* DATA SEGMENT *
>> Begin
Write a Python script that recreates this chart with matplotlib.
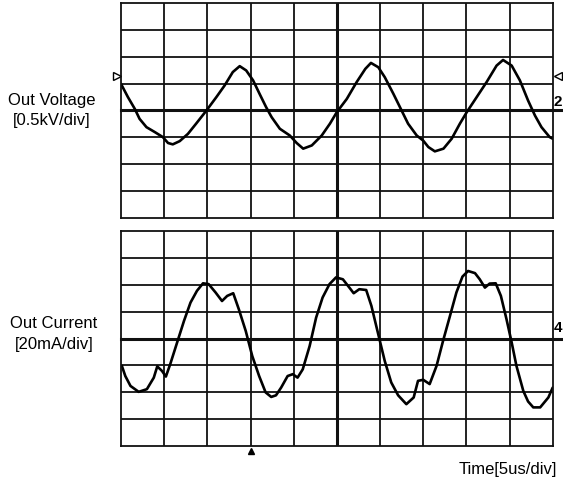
import matplotlib
matplotlib.use('Agg')
import matplotlib.pyplot as plt

plt.rcParams['font.family'] = ['Liberation Sans', 'DejaVu Sans']

# voltage trace in divisions (x: 0..10, y: -4..4)
volt_t = [0.0, 0.16, 0.32, 0.43, 0.59, 0.78, 0.97, 1.09, 1.2, 1.36, 1.55, 1.74, 1.98, 2.21,
          2.4, 2.59, 2.75, 2.9, 3.06, 3.21, 3.36, 3.49, 3.68, 3.91, 4.07, 4.22, 4.42, 4.65,
          4.84, 5.0, 5.23, 5.46, 5.66, 5.79, 5.96, 6.11, 6.31, 6.5, 6.65, 6.85, 7.0, 7.12,
          7.27, 7.47, 7.66, 7.85, 8.01, 8.24, 8.47, 8.7, 8.85, 9.05, 9.24, 9.43, 9.59, 9.74,
          9.93, 10.0]
volt_v = [0.99, 0.5, 0.06, -0.31, -0.62, -0.8, -0.99, -1.21, -1.26, -1.14, -0.87, -0.49, 0.0, 0.5,
          0.93, 1.43, 1.65, 1.49, 1.12, 0.62, 0.13, -0.25, -0.68, -0.93, -1.21, -1.42, -1.3, -0.93,
          -0.49, -0.06, 0.43, 1.06, 1.55, 1.77, 1.61, 1.24, 0.62, 0.0, -0.49, -0.93, -1.12, -1.36,
          -1.52, -1.42, -1.05, -0.49, -0.06, 0.5, 1.06, 1.67, 1.88, 1.67, 1.12, 0.37, -0.19, -0.62,
          -0.99, -1.05]

# current trace in divisions
curr_t = [0.02, 0.1, 0.22, 0.41, 0.6, 0.76, 0.84, 0.95, 1.04, 1.14, 1.3, 1.46, 1.61, 1.76,
          1.9, 2.03, 2.19, 2.34, 2.46, 2.6, 2.73, 2.89, 3.04, 3.2, 3.35, 3.48, 3.59, 3.71,
          3.86, 3.98, 4.09, 4.21, 4.37, 4.52, 4.67, 4.83, 4.98, 5.14, 5.29, 5.39, 5.52, 5.68,
          5.8, 5.95, 6.11, 6.26, 6.42, 6.61, 6.78, 6.88, 7.0, 7.15, 7.31, 7.46, 7.62, 7.77,
          7.91, 8.04, 8.2, 8.31, 8.43, 8.54, 8.68, 8.8, 8.93, 9.05, 9.16, 9.32, 9.43, 9.55,
          9.71, 9.9, 10.0]
curr_v = [-1.02, -1.4, -1.77, -1.99, -1.89, -1.46, -1.04, -1.21, -1.42, -0.96, -0.15, 0.66, 1.34, 1.78,
          2.06, 2.03, 1.72, 1.4, 1.59, 1.69, 1.09, 0.28, -0.65, -1.4, -2.01, -2.18, -2.12, -1.83,
          -1.4, -1.33, -1.46, -1.15, -0.28, 0.78, 1.53, 2.03, 2.28, 2.21, 1.9, 1.69, 1.84, 1.81,
          1.22, 0.22, -0.84, -1.64, -2.12, -2.45, -2.2, -1.58, -1.54, -1.7, -1.02, -0.09, 0.84, 1.72,
          2.31, 2.52, 2.44, 2.21, 1.9, 2.05, 2.06, 1.59, 0.72, -0.15, -1.02, -1.96, -2.35, -2.57,
          -2.57, -2.2, -1.83]

labels = [('Out Voltage', '[0.5kV/div]'), ('Out Current', '[20mA/div]')]
channels = ['2', '4']
time_label = 'Time[5us/div]'

fig = plt.figure(figsize=(5.63, 4.81), dpi=100)
ax1 = fig.add_axes([0.2149, 0.5447, 0.7668, 0.447])
ax2 = fig.add_axes([0.2149, 0.0713, 0.7668, 0.4457])


def scope(ax, t, v):
    ax.set_xlim(0, 10)
    ax.set_ylim(-4, 4)
    ax.set_xticks([])
    ax.set_yticks([])
    for s in ax.spines.values():
        s.set_linewidth(1.3)
        s.set_color('#111111')
    for x in range(1, 10):
        ax.axvline(x, color='#111111', lw=2.2 if x == 5 else 1.3)
    for y in range(-3, 4):
        if y == 0:
            ax.axhline(y, xmin=0, xmax=1.03, color='#111111', lw=2.2, clip_on=False)
        else:
            ax.axhline(y, color='#111111', lw=1.3)
    ax.plot(t, v, color='black', lw=1.9, solid_joinstyle='round', solid_capstyle='round')


scope(ax1, volt_t, volt_v)
scope(ax2, curr_t, curr_v)

# trigger / channel markers
ax1.plot([-0.1], [1.3], marker='>', ms=6, mfc='white', mec='black', mew=1, clip_on=False)
ax1.plot([10.13], [1.3], marker='<', ms=6, mfc='white', mec='black', mew=1, clip_on=False)
fig.text(562 / 563, 1 - 102 / 481, channels[0], fontsize=11, fontweight='bold', ha='right', va='center')
fig.text(562 / 563, 1 - 328 / 481, channels[1], fontsize=11, fontweight='bold', ha='right', va='center')
ax2.plot([3.0], [-4.2], marker='^', ms=5, color='black', clip_on=False)

fs = 12
fig.text(52 / 563, 1 - 101 / 481, labels[0][0], fontsize=fs, ha='center', va='center')
fig.text(52 / 563, 1 - 121 / 481, labels[0][1], fontsize=fs, ha='center', va='center')
fig.text(54 / 563, 1 - 324 / 481, labels[1][0], fontsize=fs, ha='center', va='center')
fig.text(54 / 563, 1 - 344 / 481, labels[1][1], fontsize=fs, ha='center', va='center')
fig.text(557 / 563, 1 - 470 / 481, time_label, fontsize=fs, ha='right', va='center')

fig.savefig('out.png', dpi=100, facecolor='white')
>> End
* PROBLEM DESCRIPTION *
Leave out any pictures and return exactly the lines from the beginning of the data through the line with "plt.rcParams['font.family'] = ['Liberation", inclusive.

* RESPONSE BELOW *
Write a Python script that recreates this chart with matplotlib.
import matplotlib
matplotlib.use('Agg')
import matplotlib.pyplot as plt

plt.rcParams['font.family'] = ['Liberation Sans', 'DejaVu Sans']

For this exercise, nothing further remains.